Repeat, exactly, the run of lines that opens with the line containing "Write the seaborn" and closes with the line containing "import seaborn as sns", and leave all other lines out.

DATA PROVIDED:
[BEGIN]

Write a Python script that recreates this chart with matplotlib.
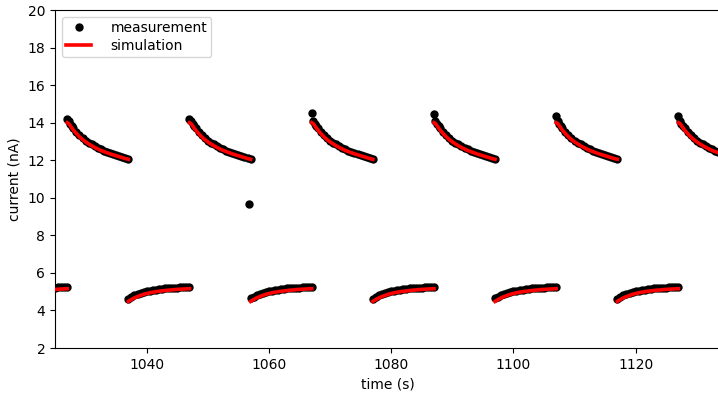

[END]
[BEGIN]

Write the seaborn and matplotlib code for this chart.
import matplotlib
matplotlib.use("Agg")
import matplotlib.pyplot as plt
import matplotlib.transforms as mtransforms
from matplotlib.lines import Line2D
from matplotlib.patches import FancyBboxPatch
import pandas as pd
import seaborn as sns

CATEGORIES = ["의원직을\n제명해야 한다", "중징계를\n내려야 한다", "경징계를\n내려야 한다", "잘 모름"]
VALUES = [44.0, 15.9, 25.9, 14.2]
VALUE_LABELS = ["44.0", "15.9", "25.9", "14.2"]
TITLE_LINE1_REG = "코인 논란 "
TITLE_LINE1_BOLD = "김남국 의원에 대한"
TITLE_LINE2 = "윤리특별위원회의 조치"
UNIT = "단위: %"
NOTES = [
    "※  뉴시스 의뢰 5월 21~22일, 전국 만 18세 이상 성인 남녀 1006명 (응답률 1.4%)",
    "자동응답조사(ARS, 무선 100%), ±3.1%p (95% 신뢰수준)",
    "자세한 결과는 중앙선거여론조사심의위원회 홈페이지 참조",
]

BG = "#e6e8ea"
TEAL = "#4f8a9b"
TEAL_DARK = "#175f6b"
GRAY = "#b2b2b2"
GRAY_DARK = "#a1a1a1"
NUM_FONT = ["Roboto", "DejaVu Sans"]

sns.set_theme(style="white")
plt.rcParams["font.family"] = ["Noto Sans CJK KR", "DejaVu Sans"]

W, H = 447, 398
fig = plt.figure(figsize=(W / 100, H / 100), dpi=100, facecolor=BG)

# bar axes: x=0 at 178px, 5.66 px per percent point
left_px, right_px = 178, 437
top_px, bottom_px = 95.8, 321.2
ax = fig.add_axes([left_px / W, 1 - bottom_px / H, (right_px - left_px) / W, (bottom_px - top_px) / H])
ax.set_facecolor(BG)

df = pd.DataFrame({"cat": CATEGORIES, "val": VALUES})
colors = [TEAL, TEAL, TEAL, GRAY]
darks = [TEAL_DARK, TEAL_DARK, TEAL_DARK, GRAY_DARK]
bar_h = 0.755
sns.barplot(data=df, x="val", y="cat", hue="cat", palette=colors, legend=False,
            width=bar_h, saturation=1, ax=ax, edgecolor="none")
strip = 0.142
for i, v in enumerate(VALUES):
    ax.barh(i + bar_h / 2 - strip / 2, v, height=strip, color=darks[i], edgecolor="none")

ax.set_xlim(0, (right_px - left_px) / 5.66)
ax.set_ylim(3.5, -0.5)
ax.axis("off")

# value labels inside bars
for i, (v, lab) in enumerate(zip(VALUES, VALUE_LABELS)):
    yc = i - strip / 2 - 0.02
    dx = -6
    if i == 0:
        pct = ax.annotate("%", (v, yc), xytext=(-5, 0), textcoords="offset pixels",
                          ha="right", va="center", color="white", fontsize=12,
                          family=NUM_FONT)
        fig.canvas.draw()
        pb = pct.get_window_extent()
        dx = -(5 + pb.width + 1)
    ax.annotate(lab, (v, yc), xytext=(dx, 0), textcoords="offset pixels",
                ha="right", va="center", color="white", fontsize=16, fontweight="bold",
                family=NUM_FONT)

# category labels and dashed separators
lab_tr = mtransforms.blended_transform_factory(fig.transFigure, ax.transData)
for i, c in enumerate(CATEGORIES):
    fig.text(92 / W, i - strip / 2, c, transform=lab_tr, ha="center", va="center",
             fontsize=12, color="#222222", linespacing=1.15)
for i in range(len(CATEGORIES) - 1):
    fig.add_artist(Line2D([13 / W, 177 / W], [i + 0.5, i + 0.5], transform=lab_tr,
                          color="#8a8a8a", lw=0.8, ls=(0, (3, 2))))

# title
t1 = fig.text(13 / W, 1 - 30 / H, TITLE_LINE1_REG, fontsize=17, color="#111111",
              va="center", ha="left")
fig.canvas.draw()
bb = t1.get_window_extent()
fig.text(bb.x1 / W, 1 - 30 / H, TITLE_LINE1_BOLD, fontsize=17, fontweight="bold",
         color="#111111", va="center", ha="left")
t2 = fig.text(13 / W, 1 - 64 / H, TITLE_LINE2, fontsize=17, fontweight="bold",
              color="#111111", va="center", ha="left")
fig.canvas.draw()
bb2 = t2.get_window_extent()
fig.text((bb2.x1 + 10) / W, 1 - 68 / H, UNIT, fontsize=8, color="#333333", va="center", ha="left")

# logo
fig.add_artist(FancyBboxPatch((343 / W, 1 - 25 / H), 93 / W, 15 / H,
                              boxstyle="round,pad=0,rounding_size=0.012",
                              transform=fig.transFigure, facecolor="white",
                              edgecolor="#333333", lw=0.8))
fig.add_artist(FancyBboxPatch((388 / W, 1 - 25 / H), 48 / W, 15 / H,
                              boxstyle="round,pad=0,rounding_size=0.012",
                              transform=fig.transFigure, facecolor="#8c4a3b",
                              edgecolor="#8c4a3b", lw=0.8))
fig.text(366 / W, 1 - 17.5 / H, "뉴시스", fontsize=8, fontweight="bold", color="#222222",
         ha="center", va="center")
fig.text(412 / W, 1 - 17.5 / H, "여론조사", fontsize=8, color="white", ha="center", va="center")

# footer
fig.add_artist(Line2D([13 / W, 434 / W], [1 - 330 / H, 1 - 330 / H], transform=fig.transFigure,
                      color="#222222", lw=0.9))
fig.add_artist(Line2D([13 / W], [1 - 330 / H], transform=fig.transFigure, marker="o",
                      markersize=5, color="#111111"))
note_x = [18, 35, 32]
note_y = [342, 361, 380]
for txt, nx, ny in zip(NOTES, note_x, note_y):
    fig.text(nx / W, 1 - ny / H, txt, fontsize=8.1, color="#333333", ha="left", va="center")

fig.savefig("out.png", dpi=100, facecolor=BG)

[END]

TASK ANSWER:
Write the seaborn and matplotlib code for this chart.
import matplotlib
matplotlib.use("Agg")
import matplotlib.pyplot as plt
import matplotlib.transforms as mtransforms
from matplotlib.lines import Line2D
from matplotlib.patches import FancyBboxPatch
import pandas as pd
import seaborn as sns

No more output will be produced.